→ WHAT IS EXPECTED
Below is a listing to transcribe in full and exactly; keep the pictures out.

→ DATA
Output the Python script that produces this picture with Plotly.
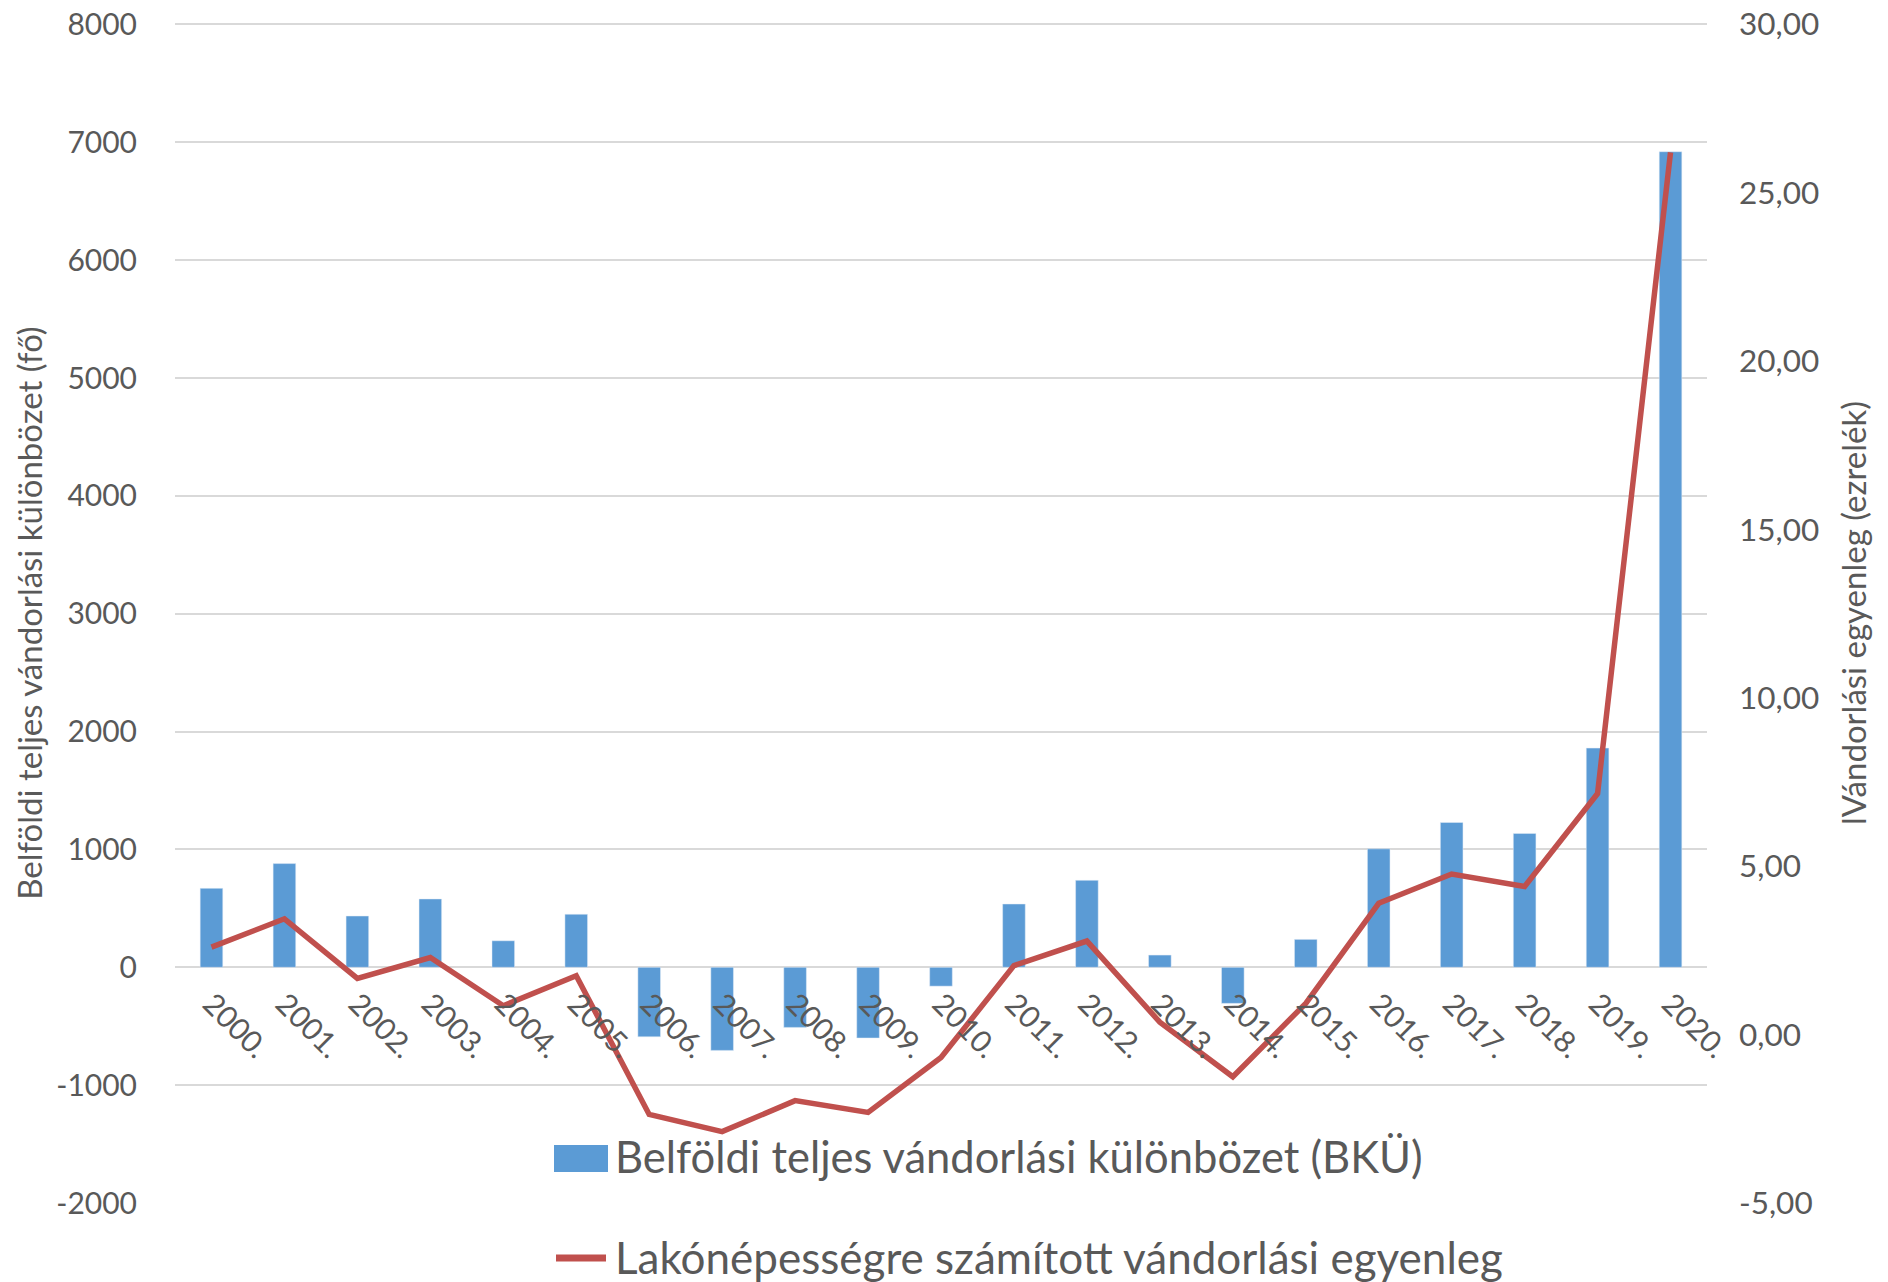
import plotly.graph_objects as go

years = ["2000.", "2001.", "2002.", "2003.", "2004.", "2005.", "2006.", "2007.", "2008.", "2009.",
         "2010.", "2011.", "2012.", "2013.", "2014.", "2015.", "2016.", "2017.", "2018.", "2019.", "2020."]
bku = [670, 880, 435, 580, 225, 450, -590, -705, -510, -600,
       -160, 537, 738, 104, -306, 237, 1005, 1229, 1136, 1860, 6920]
egyenleg = [2.60, 3.44, 1.67, 2.29, 0.86, 1.75, -2.37, -2.88, -1.96, -2.31,
            -0.68, 2.05, 2.78, 0.37, -1.25, 0.93, 3.90, 4.77, 4.40, 7.16, 26.2]

left_ticks = [-2000, -1000, 0, 1000, 2000, 3000, 4000, 5000, 6000, 7000, 8000]
left_text = ["-2000", "-1000", "0", "1000", "2000", "3000", "4000", "5000", "6000", "7000", "8000"]
right_ticks = [-5, 0, 5, 10, 15, 20, 25, 30]
right_text = ["-5,00", "0,00", "5,00", "10,00", "15,00", "20,00", "25,00", "30,00"]

bar_name = "Belföldi teljes vándorlási különbözet (BKÜ)"
line_name = "Lakónépességre számított vándorlási egyenleg"

FONT = "Lato"
TXT = "#595959"
BLUE = "#5B9BD5"
RED = "#C0504D"

W, H = 1888, 1282
# plot area in page pixels (8000 gridline at y=24, -2000 at y=1203)
ymin, ymax_tick, pad = -2000, 8000, 12
ymax = ymax_tick + pad
px_per_unit = (1203 - 24) / (ymax_tick - ymin)
P_LEFT, P_RIGHT = 175, 1707
P_TOP = 24 - pad * px_per_unit
P_BOTTOM = 1203
ML = P_LEFT
MR = W - P_RIGHT
MT = P_TOP
MB = 0
pw = W - ML - MR
ph = H - MT - MB
dom0 = (H - P_BOTTOM) / ph
zero_pos = dom0 + (0 - ymin) / (ymax - ymin) * (1 - dom0)
y2min, y2max_tick = -5, 30
y2max = y2max_tick + pad * (y2max_tick - y2min) / (ymax_tick - ymin)


def px_x(x):
    return (x - ML) / pw


def px_y(y):
    return (H - MB - y) / ph


fig = go.Figure()
fig.add_trace(go.Bar(
    x=years, y=bku, name=bar_name,
    marker=dict(color=BLUE), yaxis="y", showlegend=False,
))
fig.add_trace(go.Scatter(
    x=years, y=egyenleg, name=line_name,
    mode="lines", line=dict(color=RED, width=5.5), yaxis="y2", showlegend=False,
))

shapes = [
    dict(type="rect", xref="paper", yref="paper",
         x0=px_x(554), x1=px_x(608), y0=px_y(1172), y1=px_y(1145),
         fillcolor=BLUE, line=dict(width=0)),
    dict(type="line", xref="paper", yref="paper",
         x0=px_x(556), x1=px_x(606), y0=px_y(1258), y1=px_y(1258),
         line=dict(color=RED, width=7)),
]
annotations = [
    dict(text=bar_name, xref="paper", yref="paper", x=px_x(613), y=px_y(1156),
         xanchor="left", yanchor="middle", showarrow=False,
         font=dict(size=43.5, color=TXT, family=FONT)),
    dict(text=line_name, xref="paper", yref="paper", x=px_x(613), y=px_y(1257),
         xanchor="left", yanchor="middle", showarrow=False,
         font=dict(size=44, color=TXT, family=FONT)),
]

fig.update_layout(
    width=W, height=H,
    margin=dict(l=ML, r=MR, t=MT, b=MB),
    paper_bgcolor="white", plot_bgcolor="white",
    font=dict(family=FONT, color=TXT, size=30),
    bargap=0.69,
    showlegend=False,
    xaxis=dict(
        type="category", anchor="free", position=zero_pos, tickangle=45,
        showgrid=False, showline=False, ticks="", automargin=False,
        ticklabelstandoff=12, ticklabeloverflow="allow",
        tickfont=dict(size=30, color=TXT), range=[-0.5, 20.5],
    ),
    yaxis=dict(
        domain=[dom0, 1],
        range=[ymin, ymax], tickvals=left_ticks, ticktext=left_text,
        showgrid=True, gridcolor="#D9D9D9", gridwidth=2, zeroline=False,
        ticks="", ticklabelstandoff=37, automargin=False, ticklabeloverflow="allow",
        tickfont=dict(size=30, color=TXT),
        title=dict(text="Belföldi teljes vándorlási különbözet (fő)", font=dict(size=33, color=TXT), standoff=3),
    ),
    yaxis2=dict(
        domain=[dom0, 1],
        range=[y2min, y2max], tickvals=right_ticks, ticktext=right_text,
        overlaying="y", side="right", showgrid=False, zeroline=False,
        ticks="", ticklabelstandoff=31, automargin=False, ticklabeloverflow="allow",
        tickfont=dict(size=31.5, color=TXT),
        title=dict(text="lVándorlási egyenleg (ezrelék)", font=dict(size=33, color=TXT), standoff=24),
    ),
    shapes=shapes,
    annotations=annotations,
)

fig.write_html("out.html", config={"displayModeBar": False},
               post_script="document.body.style.margin='0';document.body.style.overflow='hidden';")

→ SOLUTION
Output the Python script that produces this picture with Plotly.
import plotly.graph_objects as go

years = ["2000.", "2001.", "2002.", "2003.", "2004.", "2005.", "2006.", "2007.", "2008.", "2009.",
         "2010.", "2011.", "2012.", "2013.", "2014.", "2015.", "2016.", "2017.", "2018.", "2019.", "2020."]
bku = [670, 880, 435, 580, 225, 450, -590, -705, -510, -600,
       -160, 537, 738, 104, -306, 237, 1005, 1229, 1136, 1860, 6920]
egyenleg = [2.60, 3.44, 1.67, 2.29, 0.86, 1.75, -2.37, -2.88, -1.96, -2.31,
            -0.68, 2.05, 2.78, 0.37, -1.25, 0.93, 3.90, 4.77, 4.40, 7.16, 26.2]

left_ticks = [-2000, -1000, 0, 1000, 2000, 3000, 4000, 5000, 6000, 7000, 8000]
left_text = ["-2000", "-1000", "0", "1000", "2000", "3000", "4000", "5000", "6000", "7000", "8000"]
right_ticks = [-5, 0, 5, 10, 15, 20, 25, 30]
right_text = ["-5,00", "0,00", "5,00", "10,00", "15,00", "20,00", "25,00", "30,00"]

bar_name = "Belföldi teljes vándorlási különbözet (BKÜ)"
line_name = "Lakónépességre számított vándorlási egyenleg"

FONT = "Lato"
TXT = "#595959"
BLUE = "#5B9BD5"
RED = "#C0504D"

W, H = 1888, 1282
# plot area in page pixels (8000 gridline at y=24, -2000 at y=1203)
ymin, ymax_tick, pad = -2000, 8000, 12
ymax = ymax_tick + pad
px_per_unit = (1203 - 24) / (ymax_tick - ymin)
P_LEFT, P_RIGHT = 175, 1707
P_TOP = 24 - pad * px_per_unit
P_BOTTOM = 1203
ML = P_LEFT
MR = W - P_RIGHT
MT = P_TOP
MB = 0
pw = W - ML - MR
ph = H - MT - MB
dom0 = (H - P_BOTTOM) / ph
zero_pos = dom0 + (0 - ymin) / (ymax - ymin) * (1 - dom0)
y2min, y2max_tick = -5, 30
y2max = y2max_tick + pad * (y2max_tick - y2min) / (ymax_tick - ymin)


def px_x(x):
    return (x - ML) / pw


def px_y(y):
    return (H - MB - y) / ph


fig = go.Figure()
fig.add_trace(go.Bar(
    x=years, y=bku, name=bar_name,
    marker=dict(color=BLUE), yaxis="y", showlegend=False,
))
fig.add_trace(go.Scatter(
    x=years, y=egyenleg, name=line_name,
    mode="lines", line=dict(color=RED, width=5.5), yaxis="y2", showlegend=False,
))

shapes = [
    dict(type="rect", xref="paper", yref="paper",
         x0=px_x(554), x1=px_x(608), y0=px_y(1172), y1=px_y(1145),
         fillcolor=BLUE, line=dict(width=0)),
    dict(type="line", xref="paper", yref="paper",
         x0=px_x(556), x1=px_x(606), y0=px_y(1258), y1=px_y(1258),
         line=dict(color=RED, width=7)),
]
annotations = [
    dict(text=bar_name, xref="paper", yref="paper", x=px_x(613), y=px_y(1156),
         xanchor="left", yanchor="middle", showarrow=False,
         font=dict(size=43.5, color=TXT, family=FONT)),
    dict(text=line_name, xref="paper", yref="paper", x=px_x(613), y=px_y(1257),
         xanchor="left", yanchor="middle", showarrow=False,
         font=dict(size=44, color=TXT, family=FONT)),
]

fig.update_layout(
    width=W, height=H,
    margin=dict(l=ML, r=MR, t=MT, b=MB),
    paper_bgcolor="white", plot_bgcolor="white",
    font=dict(family=FONT, color=TXT, size=30),
    bargap=0.69,
    showlegend=False,
    xaxis=dict(
        type="category", anchor="free", position=zero_pos, tickangle=45,
        showgrid=False, showline=False, ticks="", automargin=False,
        ticklabelstandoff=12, ticklabeloverflow="allow",
        tickfont=dict(size=30, color=TXT), range=[-0.5, 20.5],
    ),
    yaxis=dict(
        domain=[dom0, 1],
        range=[ymin, ymax], tickvals=left_ticks, ticktext=left_text,
        showgrid=True, gridcolor="#D9D9D9", gridwidth=2, zeroline=False,
        ticks="", ticklabelstandoff=37, automargin=False, ticklabeloverflow="allow",
        tickfont=dict(size=30, color=TXT),
        title=dict(text="Belföldi teljes vándorlási különbözet (fő)", font=dict(size=33, color=TXT), standoff=3),
    ),
    yaxis2=dict(
        domain=[dom0, 1],
        range=[y2min, y2max], tickvals=right_ticks, ticktext=right_text,
        overlaying="y", side="right", showgrid=False, zeroline=False,
        ticks="", ticklabelstandoff=31, automargin=False, ticklabeloverflow="allow",
        tickfont=dict(size=31.5, color=TXT),
        title=dict(text="lVándorlási egyenleg (ezrelék)", font=dict(size=33, color=TXT), standoff=24),
    ),
    shapes=shapes,
    annotations=annotations,
)

fig.write_html("out.html", config={"displayModeBar": False},
               post_script="document.body.style.margin='0';document.body.style.overflow='hidden';")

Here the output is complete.